È un romanzo che va al cuore di cosa vuol dire essere umani, questo. Non c’è nessun giudizio universale, nell’aldilà come di qua. Non c’è nessuno a cui delegare le scelte etiche e morali, quelle grandi come quelle piccole. Ci siamo solo noi a poter giudicare e poi scegliere. Sappiamo che il male è non solo intorno a noi ma dentro di noi. Ognuno l’ha subìto e l’ha compiuto. Sappiamo anche che nessuno di noi è in grado di cambiare il mondo che ci circonda. Sappiamo però che ognuno di noi può fare la sua parte. E quella è la scelta. Che non si può delegare. Che in fondo non vorremmo neanche delegare. Per quanto il confine tra il bene e il male sia contorto, confuso, labile e mutevole, la domanda “da che parte sto” è la domanda fondamentale, e quella che ci rende umani.

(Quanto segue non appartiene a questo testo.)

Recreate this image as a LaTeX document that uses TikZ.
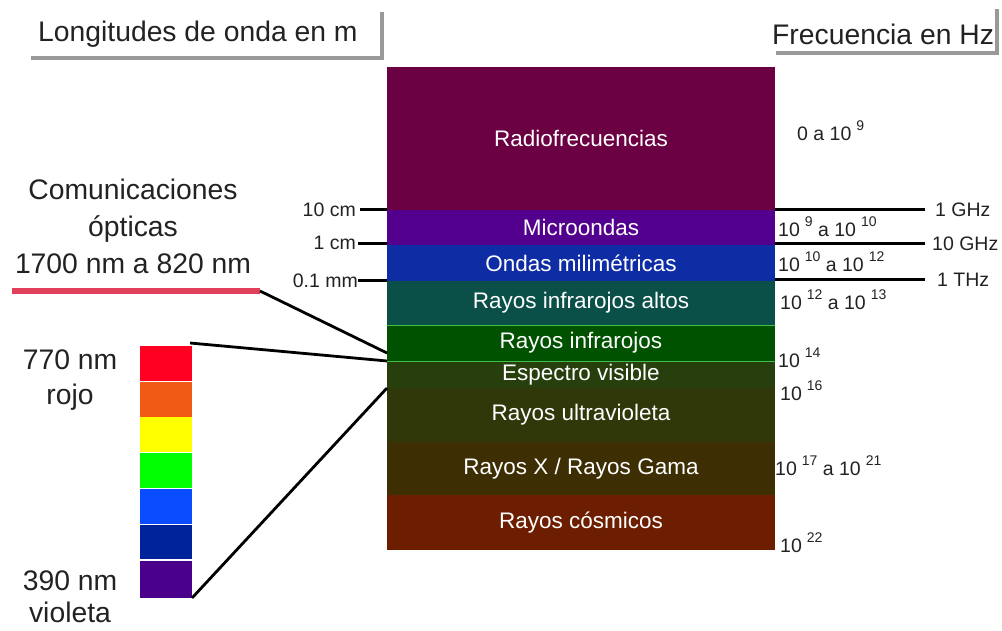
\documentclass[tikz,border=0pt]{standalone}
\usepackage{fontspec}
\setmainfont{Liberation Sans}
\definecolor{cradio}{HTML}{6B0042}
\definecolor{cmicro}{HTML}{54008E}
\definecolor{cmilli}{HTML}{0E2DA5}
\definecolor{cirhigh}{HTML}{0A4F48}
\definecolor{cir}{HTML}{005200}
\definecolor{cvis}{HTML}{263F0C}
\definecolor{cuv}{HTML}{303708}
\definecolor{cxray}{HTML}{3E2E04}
\definecolor{ccosmic}{HTML}{6E1E00}
\definecolor{cpink}{HTML}{E0405A}
\definecolor{sred}{HTML}{FF0022}
\definecolor{sorange}{HTML}{F05A14}
\definecolor{syellow}{HTML}{FFFF00}
\definecolor{sgreen}{HTML}{00FF00}
\definecolor{sblue}{HTML}{0A4CFF}
\definecolor{sdblue}{HTML}{00229A}
\definecolor{sviolet}{HTML}{4B008C}
\definecolor{irline}{HTML}{40C040}
\definecolor{txt}{HTML}{222222}
\newcommand{\myexp}[1]{\hspace{5pt}\raisebox{0.5em}{\fontsize{14}{14}\selectfont #1}}
\tikzset{
  band/.style={minimum width=388pt, inner sep=0pt, outer sep=0pt, text=white, font=\fontsize{22.5}{26}\selectfont, anchor=north west},
  big/.style={font=\fontsize{28.3}{34}\selectfont, text=txt, inner sep=0pt},
  small/.style={font=\fontsize{19.5}{22}\selectfont, text=txt, inner sep=0pt},
  tick/.style={line width=3pt, black},
  conn/.style={line width=2.8pt, black},
  hdr/.style={line width=3.5pt, gray!80},
  sw/.style={minimum width=52pt, inner sep=0pt, outer sep=0pt, anchor=north west}
}
\begin{document}
\begin{tikzpicture}[x=1pt,y=-1pt]
\useasboundingbox (0,0) rectangle (1002,631);
% headers
\node[big, anchor=west] (hl) at (38,34) {Longitudes de onda en m};
\draw[hdr] (31,58) -- (382,58) -- (382,12);
\node[big, anchor=west] (hr) at (772,34) {Frecuencia en Hz};
\draw[hdr] (776,53) -- (997,53) -- (997,9);
% bands
\node[band, fill=cradio, minimum height=143pt] (radio) at (387,67) {Radiofrecuencias};
\node[band, fill=cmicro, minimum height=35pt] (micro) at (387,210) {Microondas};
\node[band, fill=cmilli, minimum height=36pt] (milli) at (387,245) {Ondas milimétricas};
\node[band, fill=cirhigh, minimum height=44pt] (irhigh) at (387,281) {Rayos infrarojos altos};
\node[band, fill=cir, minimum height=36pt] (ir) at (387,325) {Rayos infrarojos};
\node[band, fill=cvis, minimum height=27pt] (vis) at (387,361) {Espectro visible};
\node[band, fill=cuv, minimum height=54pt] (uv) at (387,388) {Rayos ultravioleta};
\node[band, fill=cxray, minimum height=53pt] (xray) at (387,442) {Rayos X / Rayos Gama};
\node[band, fill=ccosmic, minimum height=55pt] (cosmic) at (387,495) {Rayos cósmicos};
\draw[irline, line width=1pt] (ir.north west) -- (ir.north east);
\draw[irline, line width=1pt] (ir.south west) -- (ir.south east);
% left ticks
\node[small, anchor=east] (l1) at (356,210) {10 cm};
\node[small, anchor=east] (l2) at (356,243) {1 cm};
\node[small, anchor=east] (l3) at (358,281) {0.1 mm};
\coordinate (t1) at (360,210); \coordinate (t2) at (358,244); \coordinate (t3) at (358,281);
\draw[tick] (t1) -- (t1 -| radio.west);
\draw[tick] (t2) -- (t2 -| radio.west);
\draw[tick] (t3) -- (t3 -| radio.west);
% right ticks
\coordinate (r1) at (925,210); \coordinate (r2) at (925,244); \coordinate (r3) at (925,280);
\draw[tick] (r1 -| radio.east) -- (r1);
\draw[tick] (r2 -| radio.east) -- (r2);
\draw[tick] (r3 -| radio.east) -- (r3);
\node[small, anchor=west] (f1) at (935,210) {1 GHz};
\node[small, anchor=west] (f2) at (932,244) {10 GHz};
\node[small, anchor=west] (f3) at (937,280) {1 THz};
% frequency ranges
\node[small, anchor=west] (q0) at (797,131) {0 a 10\myexp{9}};
\node[small, anchor=west] (q1) at (778,227) {10\myexp{9} a 10\myexp{10}};
\node[small, anchor=west] (q2) at (778,262) {10\myexp{10} a 10\myexp{12}};
\node[small, anchor=west] (q3) at (780,300) {10\myexp{12} a 10\myexp{13}};
\node[small, anchor=west] (q4) at (778,358) {10\myexp{14}};
\node[small, anchor=west] (q5) at (780,391) {10\myexp{16}};
\node[small, anchor=west] (q6) at (775,466) {10\myexp{17} a 10\myexp{21}};
\node[small, anchor=west] (q7) at (780,543) {10\myexp{22}};
% optical communications
\node[big, align=center] (com) at (133,226) {Comunicaciones\\[3pt]ópticas\\[3pt]1700 nm a 820 nm};
\coordinate (pa) at (12,291); \coordinate (pb) at (260,291);
\draw[cpink, line width=6pt] (pa) -- (pb);
\coordinate (ira) at (387,353);
\draw[conn] (pb) -- (ira);
% visible spectrum swatches
\node[sw, fill=sred, minimum height=35pt] (s1) at (140,346) {};
\node[sw, fill=sorange, minimum height=35pt] (s2) at (140,382) {};
\node[sw, fill=syellow, minimum height=35pt] (s3) at (140,417) {};
\node[sw, fill=sgreen, minimum height=35pt] (s4) at (140,453) {};
\node[sw, fill=sblue, minimum height=35pt] (s5) at (140,489) {};
\node[sw, fill=sdblue, minimum height=34pt] (s6) at (140,525) {};
\node[sw, fill=sviolet, minimum height=37pt] (s7) at (140,561) {};
\coordinate (sa) at (190,343);
\draw[conn] (sa) -- (vis.north west);
\draw[conn] (s7.south east) -- (vis.south west);
\node[big, align=center] (red) at (70,380) {770 nm\\[1pt]rojo};
\node[big, align=center, font=\fontsize{28.3}{32}\selectfont] (vio) at (70,597) {390 nm\\violeta};
\end{tikzpicture}
\end{document}
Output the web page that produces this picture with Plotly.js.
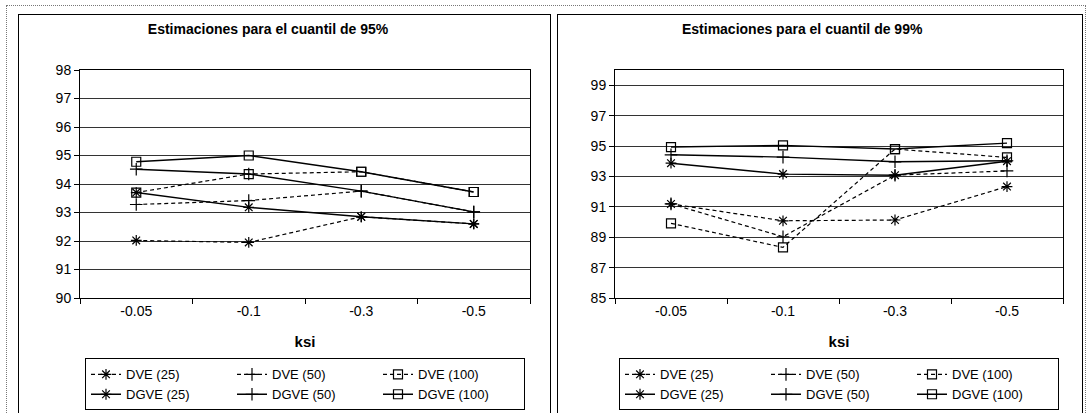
<!DOCTYPE html>
<html>
<head>
<meta charset="utf-8">
<script src="https://cdn.plot.ly/plotly-3.0.1.min.js"></script>
<style>
  html, body { margin: 0; padding: 0; background: #fff; width: 1088px; height: 413px; overflow: hidden; }
  #frame { position: absolute; left: 6px; top: 5px; width: 1080px; height: 430px; border: 1px dotted #777; box-sizing: border-box; }
  .panel { position: absolute; top: 14px; height: 420px; border: 1px solid #000; box-sizing: border-box; background: #fff; }
  #p1 { left: 18px; width: 533px; }
  #p2 { left: 557px; width: 526px; }
  .chart { position: absolute; left: 0; top: 0; }
</style>
</head>
<body>
<div id="frame"></div>
<div class="panel" id="p1"><div class="chart" id="c1"></div></div>
<div class="panel" id="p2"><div class="chart" id="c2"></div></div>
<script>
// ksi values on the category axis
const ksi = ['-0.05', '-0.1', '-0.3', '-0.5'];
const seriesNames = ['DVE (25)', 'DVE (50)', 'DVE (100)', 'DGVE (25)', 'DGVE (50)', 'DGVE (100)'];

// Estimates for the 95% quantile
const q95_dve25   = [92.02, 91.95, 92.85, 92.60];
const q95_dve50   = [93.28, 93.42, 93.75, 93.02];
const q95_dve100  = [93.70, 94.35, 94.43, 93.72];
const q95_dgve25  = [93.70, 93.18, 92.85, 92.60];
const q95_dgve50  = [94.52, 94.35, 93.75, 93.02];
const q95_dgve100 = [94.78, 95.00, 94.43, 93.72];

// Estimates for the 99% quantile
const q99_dve25   = [91.19, 90.08, 90.13, 92.33];
const q99_dve50   = [91.19, 89.03, 93.08, 93.36];
const q99_dve100  = [89.91, 88.33, 94.80, 94.25];
const q99_dgve25  = [93.87, 93.15, 93.08, 94.00];
const q99_dgve50  = [94.42, 94.27, 93.96, 94.03];
const q99_dgve100 = [94.93, 95.04, 94.80, 95.19];

const q95Ticks = [90, 91, 92, 93, 94, 95, 96, 97, 98];
const q99Ticks = [85, 87, 89, 91, 93, 95, 97, 99];

const FONT = '"Liberation Sans", Arial, Helvetica, sans-serif';
const symbols = ['asterisk-open', 'cross-thin-open', 'square-open'];

function makeTraces(seriesList) {
  return seriesList.map((vals, i) => ({
    type: 'scatter',
    mode: 'lines+markers',
    x: ksi,
    y: vals,
    name: seriesNames[i],
    line: { color: '#000', width: i < 3 ? 1.2 : 1.4, dash: i < 3 ? '4px,3px' : 'solid' },
    marker: { symbol: symbols[i % 3], size: 9, color: '#000', line: { color: '#000', width: 1.2 } }
  }));
}

function makeLayout(titleText, titleX, width, ml, mr, yRange, yTicks) {
  return {
    width: width,
    height: 398,
    margin: { l: ml, r: mr, t: 55, b: 115, autoexpand: false },
    paper_bgcolor: '#fff',
    plot_bgcolor: '#fff',
    font: { family: FONT, color: '#000', size: 14 },
    showlegend: true,
    title: {
      text: '<b>' + titleText + '</b>',
      font: { family: FONT, size: 14, color: '#000' },
      x: titleX, xref: 'container', xanchor: 'center',
      y: 1 - 14 / 398, yref: 'container', yanchor: 'middle'
    },
    xaxis: {
      type: 'category',
      range: [-0.5, 3.5],
      tickson: 'boundaries',
      ticks: 'outside', ticklen: 5, tickwidth: 1, tickcolor: '#000',
      showline: true, linecolor: '#000', linewidth: 1, mirror: true,
      showgrid: false, zeroline: false,
      tickfont: { family: FONT, size: 14, color: '#000' },
      title: { text: '<b>ksi</b>', font: { family: FONT, size: 15, color: '#000' }, standoff: 18 },
      automargin: false, fixedrange: true
    },
    yaxis: {
      range: yRange,
      tickvals: yTicks,
      ticktext: yTicks.map(String),
      ticks: 'outside', ticklen: 5, tickwidth: 1, tickcolor: '#000',
      showline: true, linecolor: '#000', linewidth: 1, mirror: true,
      showgrid: true, gridcolor: '#333', gridwidth: 1, zeroline: false,
      tickfont: { family: FONT, size: 14, color: '#000' },
      automargin: false, fixedrange: true
    },
    legend: {
      orientation: 'h',
      x: 0.5, xanchor: 'center', xref: 'paper',
      y: -0.265, yanchor: 'top', yref: 'paper',
      bordercolor: '#000', borderwidth: 1, bgcolor: '#fff',
      font: { family: FONT, size: 13, color: '#000' },
      itemwidth: 30,
      entrywidth: 101, entrywidthmode: 'pixels',
      tracegroupgap: 0,
      traceorder: 'normal'
    }
  };
}

const config = { staticPlot: true, displayModeBar: false };

Plotly.newPlot('c1',
  makeTraces([q95_dve25, q95_dve50, q95_dve100, q95_dgve25, q95_dgve50, q95_dgve100]),
  makeLayout('Estimaciones para el cuantil de 95%', 0.469, 531, 61, 20, [90, 98], q95Ticks),
  config);

Plotly.newPlot('c2',
  makeTraces([q99_dve25, q99_dve50, q99_dve100, q99_dgve25, q99_dgve50, q99_dgve100]),
  makeLayout('Estimaciones para el cuantil de 99%', 0.466, 524, 57, 19, [85, 100], q99Ticks),
  config);
</script>
</body>
</html>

E le risposte? Già, le risposte non ci sono, né in questo romanzo né nella letteratura. O meglio c’è una, possibile risposta, che a dir la verità conosciamo già. Maali, che ha avuto mille incontri e mille relazioni, che si è dato, fisicamente e con l’anima, a molti, quando si ritrova nel Mezzo sa benissimo chi sono le due persone per le quali è disposto a tutto, anche a perdere la vita, se non fosse che l’ha già persa. Jaki e DD sono quelle due persone. L’amore che Maali prova per loro è naturale, spontaneo, semplice. E così chiaro che anche quello che bisogna fare di conseguenza è altrettanto chiaro. Ma questa chiarezza arriva alla fine di un percorso. E come Maali ha fatto il suo, così deve fare ognuno di noi. La letteratura, ogni tanto, può fare luce sulle nostre strade. Quando succede, gliene siamo grati.